Request:
Repeat exactly, and only, the lines from the one that contains "What TikZ code" to the one that contains "(0,0) rectangle (500,592);", both ends included. Omit every picture.

Excerpted records:

____________

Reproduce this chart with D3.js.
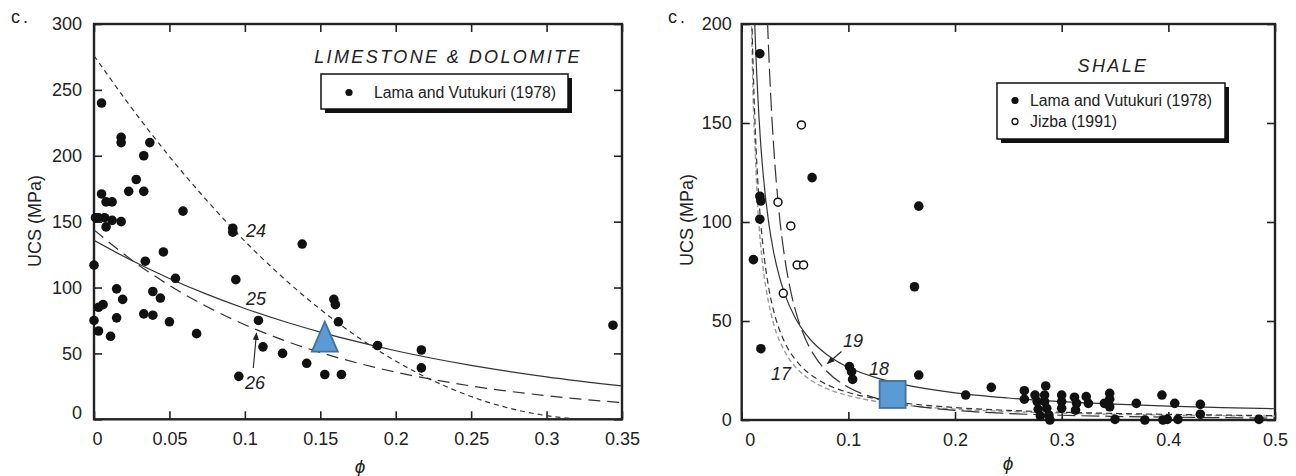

____________

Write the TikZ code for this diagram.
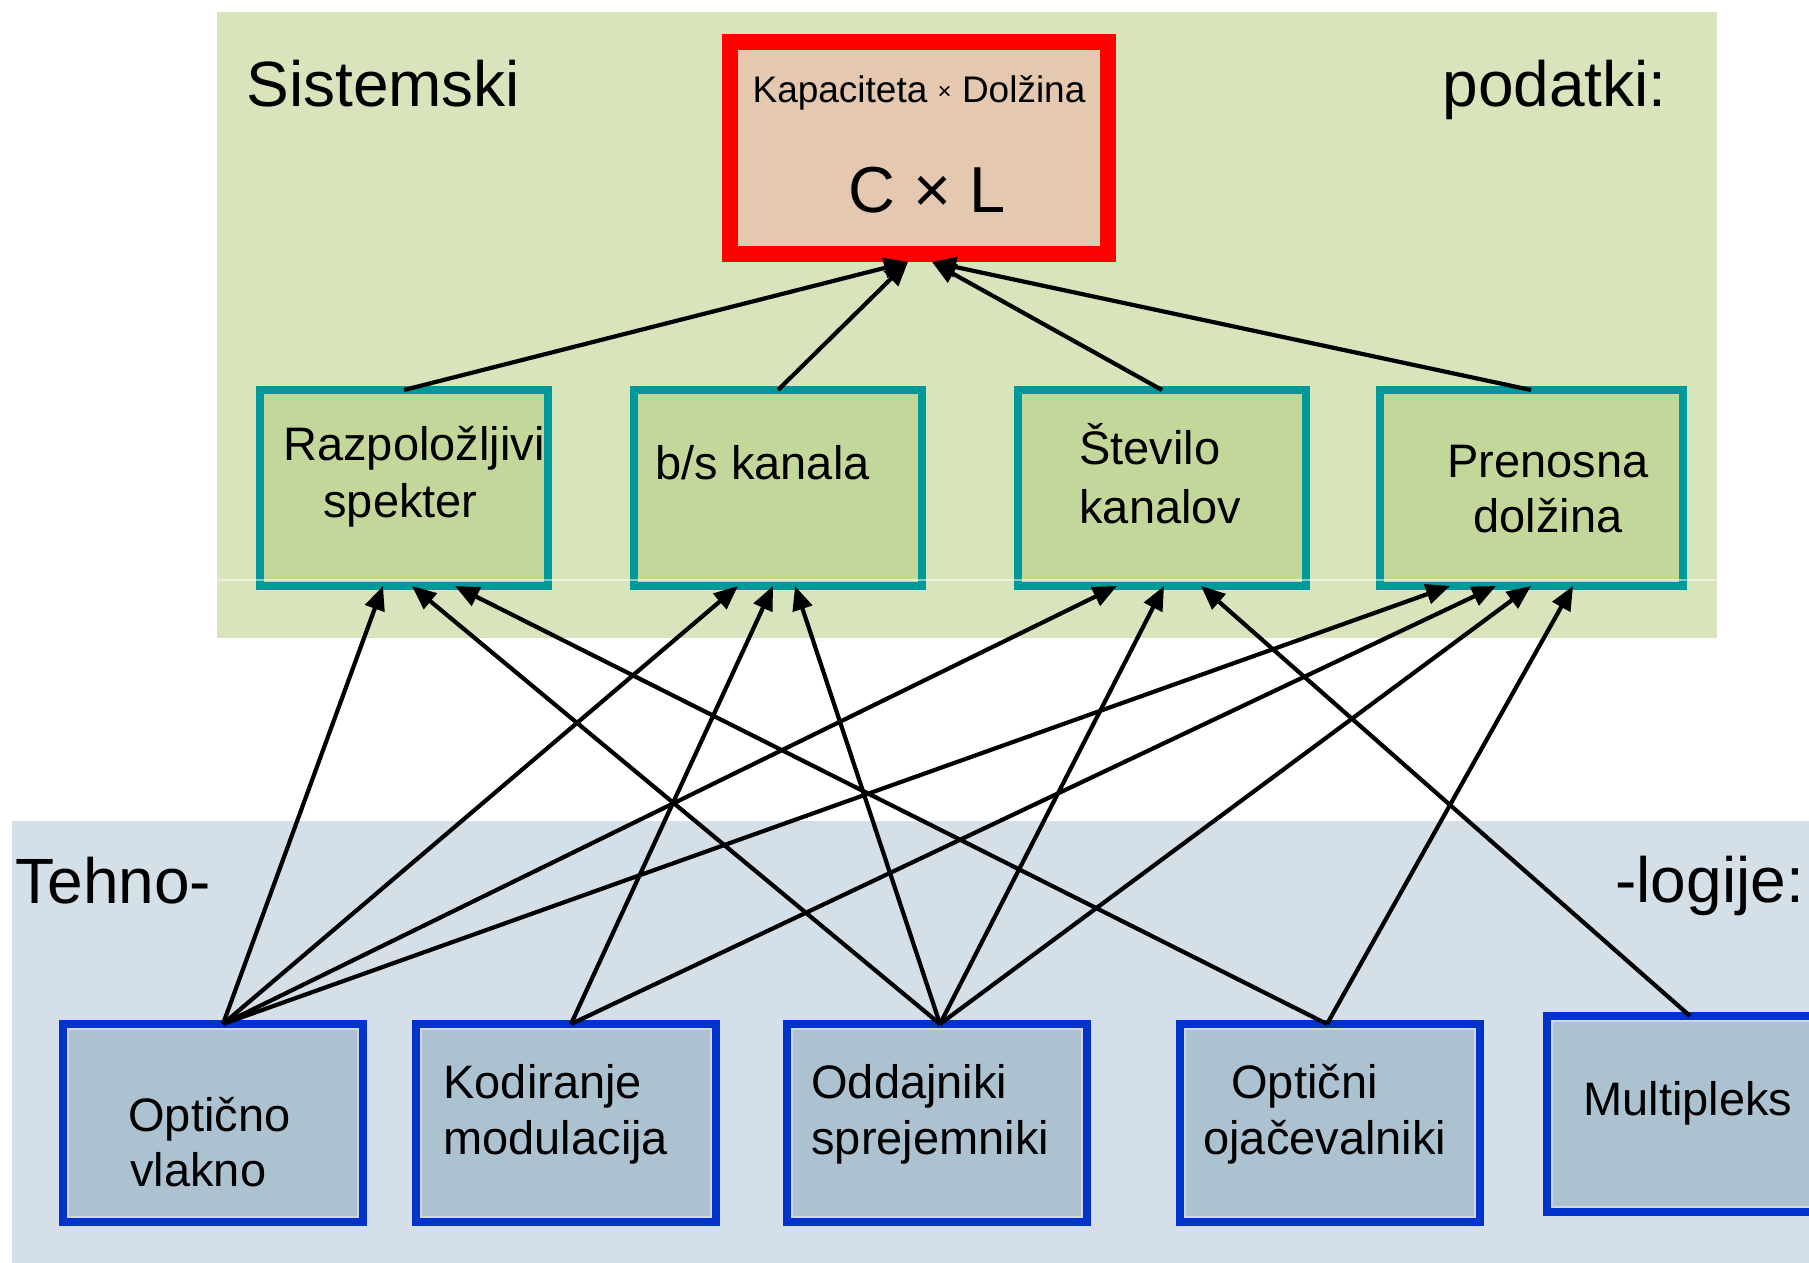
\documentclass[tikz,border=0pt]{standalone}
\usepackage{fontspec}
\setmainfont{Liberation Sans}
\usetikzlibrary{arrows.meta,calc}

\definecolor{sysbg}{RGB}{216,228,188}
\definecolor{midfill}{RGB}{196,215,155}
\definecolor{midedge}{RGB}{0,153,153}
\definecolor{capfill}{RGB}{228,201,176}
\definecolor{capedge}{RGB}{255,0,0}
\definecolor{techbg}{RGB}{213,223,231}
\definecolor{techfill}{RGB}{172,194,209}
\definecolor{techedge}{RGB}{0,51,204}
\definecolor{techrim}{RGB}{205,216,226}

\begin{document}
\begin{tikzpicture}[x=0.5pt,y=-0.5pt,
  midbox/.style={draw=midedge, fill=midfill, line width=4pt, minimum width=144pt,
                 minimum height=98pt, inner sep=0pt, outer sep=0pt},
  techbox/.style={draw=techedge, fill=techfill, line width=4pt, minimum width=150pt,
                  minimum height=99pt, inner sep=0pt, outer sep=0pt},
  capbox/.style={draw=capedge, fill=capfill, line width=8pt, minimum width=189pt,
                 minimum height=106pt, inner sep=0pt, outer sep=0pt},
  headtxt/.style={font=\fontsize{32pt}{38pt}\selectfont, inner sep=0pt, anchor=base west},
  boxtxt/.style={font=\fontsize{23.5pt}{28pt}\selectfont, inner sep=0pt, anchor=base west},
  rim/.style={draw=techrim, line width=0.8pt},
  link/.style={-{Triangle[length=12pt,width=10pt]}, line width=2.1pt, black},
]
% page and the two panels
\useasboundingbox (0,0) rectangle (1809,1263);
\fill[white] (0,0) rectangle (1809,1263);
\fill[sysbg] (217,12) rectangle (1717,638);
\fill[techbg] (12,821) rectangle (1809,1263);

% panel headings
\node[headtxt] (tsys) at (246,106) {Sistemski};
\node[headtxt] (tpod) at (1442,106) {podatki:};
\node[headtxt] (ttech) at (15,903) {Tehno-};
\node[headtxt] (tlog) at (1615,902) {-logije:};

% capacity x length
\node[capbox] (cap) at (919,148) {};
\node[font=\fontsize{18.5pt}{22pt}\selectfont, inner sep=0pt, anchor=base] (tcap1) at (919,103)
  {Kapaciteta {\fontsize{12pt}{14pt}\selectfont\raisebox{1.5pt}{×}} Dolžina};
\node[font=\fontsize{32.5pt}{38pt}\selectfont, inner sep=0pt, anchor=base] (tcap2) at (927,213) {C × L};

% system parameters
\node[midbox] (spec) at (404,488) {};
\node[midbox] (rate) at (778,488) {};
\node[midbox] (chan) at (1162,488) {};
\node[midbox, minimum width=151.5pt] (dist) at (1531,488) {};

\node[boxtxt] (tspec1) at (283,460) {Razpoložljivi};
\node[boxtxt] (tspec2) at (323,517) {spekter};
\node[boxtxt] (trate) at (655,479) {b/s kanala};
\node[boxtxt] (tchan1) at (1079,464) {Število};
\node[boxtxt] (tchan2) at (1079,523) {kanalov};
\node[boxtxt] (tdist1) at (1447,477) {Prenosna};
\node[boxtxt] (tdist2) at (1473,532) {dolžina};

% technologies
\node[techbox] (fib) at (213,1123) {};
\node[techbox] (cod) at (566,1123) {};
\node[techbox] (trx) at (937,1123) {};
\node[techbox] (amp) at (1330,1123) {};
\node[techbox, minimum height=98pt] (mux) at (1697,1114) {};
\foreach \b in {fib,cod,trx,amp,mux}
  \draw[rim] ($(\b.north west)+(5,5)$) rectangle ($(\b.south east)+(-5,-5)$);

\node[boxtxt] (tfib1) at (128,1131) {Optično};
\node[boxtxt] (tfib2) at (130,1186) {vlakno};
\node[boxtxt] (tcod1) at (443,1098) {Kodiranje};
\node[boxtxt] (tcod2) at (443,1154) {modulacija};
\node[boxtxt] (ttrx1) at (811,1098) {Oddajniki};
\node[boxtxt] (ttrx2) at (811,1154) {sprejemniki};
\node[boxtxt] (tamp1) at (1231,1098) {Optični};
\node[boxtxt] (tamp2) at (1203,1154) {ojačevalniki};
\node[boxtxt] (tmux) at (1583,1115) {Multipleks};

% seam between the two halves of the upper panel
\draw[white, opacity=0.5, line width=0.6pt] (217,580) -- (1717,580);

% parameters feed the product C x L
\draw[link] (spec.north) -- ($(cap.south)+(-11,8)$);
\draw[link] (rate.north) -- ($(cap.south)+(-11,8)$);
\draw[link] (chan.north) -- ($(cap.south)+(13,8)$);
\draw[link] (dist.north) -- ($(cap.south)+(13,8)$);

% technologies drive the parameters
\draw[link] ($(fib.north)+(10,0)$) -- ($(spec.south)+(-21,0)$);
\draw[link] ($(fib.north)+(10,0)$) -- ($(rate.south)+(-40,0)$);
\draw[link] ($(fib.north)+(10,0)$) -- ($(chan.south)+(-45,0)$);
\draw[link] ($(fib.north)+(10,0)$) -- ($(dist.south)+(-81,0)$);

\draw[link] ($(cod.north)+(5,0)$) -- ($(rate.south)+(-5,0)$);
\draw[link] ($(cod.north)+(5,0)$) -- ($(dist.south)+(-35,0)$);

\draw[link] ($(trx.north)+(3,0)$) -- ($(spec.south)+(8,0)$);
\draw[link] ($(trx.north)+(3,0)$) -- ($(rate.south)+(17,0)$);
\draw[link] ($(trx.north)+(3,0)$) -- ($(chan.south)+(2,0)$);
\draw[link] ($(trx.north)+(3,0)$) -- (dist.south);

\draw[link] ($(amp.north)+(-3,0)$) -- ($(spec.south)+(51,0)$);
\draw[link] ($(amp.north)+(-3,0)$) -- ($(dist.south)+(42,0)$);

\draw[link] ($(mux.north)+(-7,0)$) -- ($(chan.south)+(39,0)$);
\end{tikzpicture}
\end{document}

____________

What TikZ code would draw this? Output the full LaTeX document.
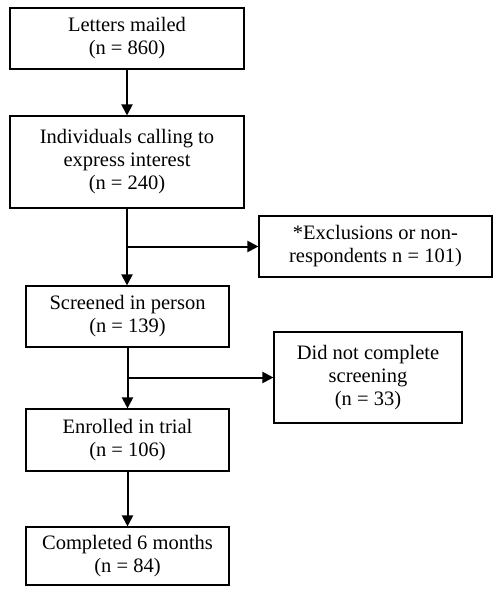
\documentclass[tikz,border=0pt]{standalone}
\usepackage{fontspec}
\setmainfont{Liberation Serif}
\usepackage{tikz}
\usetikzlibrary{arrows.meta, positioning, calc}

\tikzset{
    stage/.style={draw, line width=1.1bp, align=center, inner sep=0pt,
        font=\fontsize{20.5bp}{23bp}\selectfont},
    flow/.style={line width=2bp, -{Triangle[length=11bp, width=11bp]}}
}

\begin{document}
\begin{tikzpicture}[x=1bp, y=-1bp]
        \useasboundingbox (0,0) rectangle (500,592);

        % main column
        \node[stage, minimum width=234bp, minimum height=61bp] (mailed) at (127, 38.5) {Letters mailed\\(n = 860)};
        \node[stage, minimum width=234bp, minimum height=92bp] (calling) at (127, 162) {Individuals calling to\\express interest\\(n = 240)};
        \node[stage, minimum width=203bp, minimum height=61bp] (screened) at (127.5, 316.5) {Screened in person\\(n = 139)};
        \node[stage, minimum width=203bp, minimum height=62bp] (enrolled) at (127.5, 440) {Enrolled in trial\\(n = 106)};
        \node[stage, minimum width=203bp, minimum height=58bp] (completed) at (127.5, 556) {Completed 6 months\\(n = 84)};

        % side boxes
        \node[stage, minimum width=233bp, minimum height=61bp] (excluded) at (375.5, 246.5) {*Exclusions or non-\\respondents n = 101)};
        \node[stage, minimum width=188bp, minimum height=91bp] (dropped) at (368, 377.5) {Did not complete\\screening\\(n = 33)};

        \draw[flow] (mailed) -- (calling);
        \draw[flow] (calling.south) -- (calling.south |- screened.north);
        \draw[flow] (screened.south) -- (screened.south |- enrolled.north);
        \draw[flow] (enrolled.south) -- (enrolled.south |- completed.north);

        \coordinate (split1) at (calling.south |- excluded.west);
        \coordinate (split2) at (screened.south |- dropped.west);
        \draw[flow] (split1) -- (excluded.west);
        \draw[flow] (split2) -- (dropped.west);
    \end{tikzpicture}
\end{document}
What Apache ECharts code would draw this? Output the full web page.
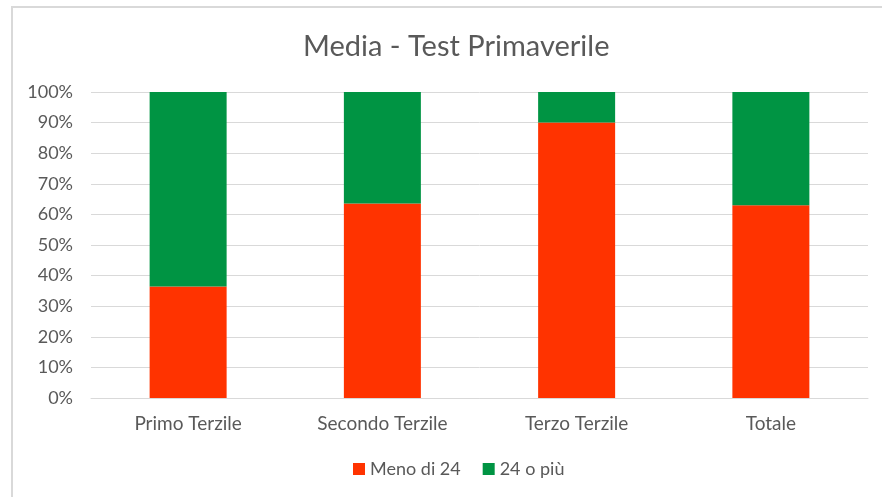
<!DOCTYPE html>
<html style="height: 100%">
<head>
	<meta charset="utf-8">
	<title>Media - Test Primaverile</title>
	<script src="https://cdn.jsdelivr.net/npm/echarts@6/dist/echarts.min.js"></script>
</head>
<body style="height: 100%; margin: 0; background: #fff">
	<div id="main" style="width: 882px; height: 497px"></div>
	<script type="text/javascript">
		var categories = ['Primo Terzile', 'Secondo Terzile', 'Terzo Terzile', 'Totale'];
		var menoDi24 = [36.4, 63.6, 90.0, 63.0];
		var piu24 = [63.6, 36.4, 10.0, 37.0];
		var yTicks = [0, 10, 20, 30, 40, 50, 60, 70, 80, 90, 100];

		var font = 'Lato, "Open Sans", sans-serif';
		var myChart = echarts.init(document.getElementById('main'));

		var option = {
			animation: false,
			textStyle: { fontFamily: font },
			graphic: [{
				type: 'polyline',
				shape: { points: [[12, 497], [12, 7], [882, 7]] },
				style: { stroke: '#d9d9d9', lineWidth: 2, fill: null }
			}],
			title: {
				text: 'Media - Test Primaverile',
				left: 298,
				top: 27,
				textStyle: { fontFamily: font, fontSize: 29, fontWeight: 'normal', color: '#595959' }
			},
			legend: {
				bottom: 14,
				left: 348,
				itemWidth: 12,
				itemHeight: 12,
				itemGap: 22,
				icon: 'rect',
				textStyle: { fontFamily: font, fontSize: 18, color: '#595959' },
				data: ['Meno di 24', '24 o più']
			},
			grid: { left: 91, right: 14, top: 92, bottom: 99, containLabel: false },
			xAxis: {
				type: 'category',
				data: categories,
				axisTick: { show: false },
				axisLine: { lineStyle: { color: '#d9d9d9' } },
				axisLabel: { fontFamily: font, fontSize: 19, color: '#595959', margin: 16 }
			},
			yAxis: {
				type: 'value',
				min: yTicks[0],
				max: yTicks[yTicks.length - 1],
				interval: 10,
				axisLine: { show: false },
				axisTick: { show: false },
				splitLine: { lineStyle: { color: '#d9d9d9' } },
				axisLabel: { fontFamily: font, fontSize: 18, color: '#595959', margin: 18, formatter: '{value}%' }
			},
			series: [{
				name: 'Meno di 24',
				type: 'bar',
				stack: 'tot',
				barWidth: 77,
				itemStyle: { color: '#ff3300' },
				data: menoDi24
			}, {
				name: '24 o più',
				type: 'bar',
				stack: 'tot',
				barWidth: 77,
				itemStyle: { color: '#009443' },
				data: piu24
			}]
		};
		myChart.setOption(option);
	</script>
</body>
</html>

____________

Solution below:
What TikZ code would draw this? Output the full LaTeX document.
\documentclass[tikz,border=0pt]{standalone}
\usepackage{fontspec}
\setmainfont{Liberation Serif}
\usepackage{tikz}
\usetikzlibrary{arrows.meta, positioning, calc}

\tikzset{
    stage/.style={draw, line width=1.1bp, align=center, inner sep=0pt,
        font=\fontsize{20.5bp}{23bp}\selectfont},
    flow/.style={line width=2bp, -{Triangle[length=11bp, width=11bp]}}
}

\begin{document}
\begin{tikzpicture}[x=1bp, y=-1bp]
        \useasboundingbox (0,0) rectangle (500,592);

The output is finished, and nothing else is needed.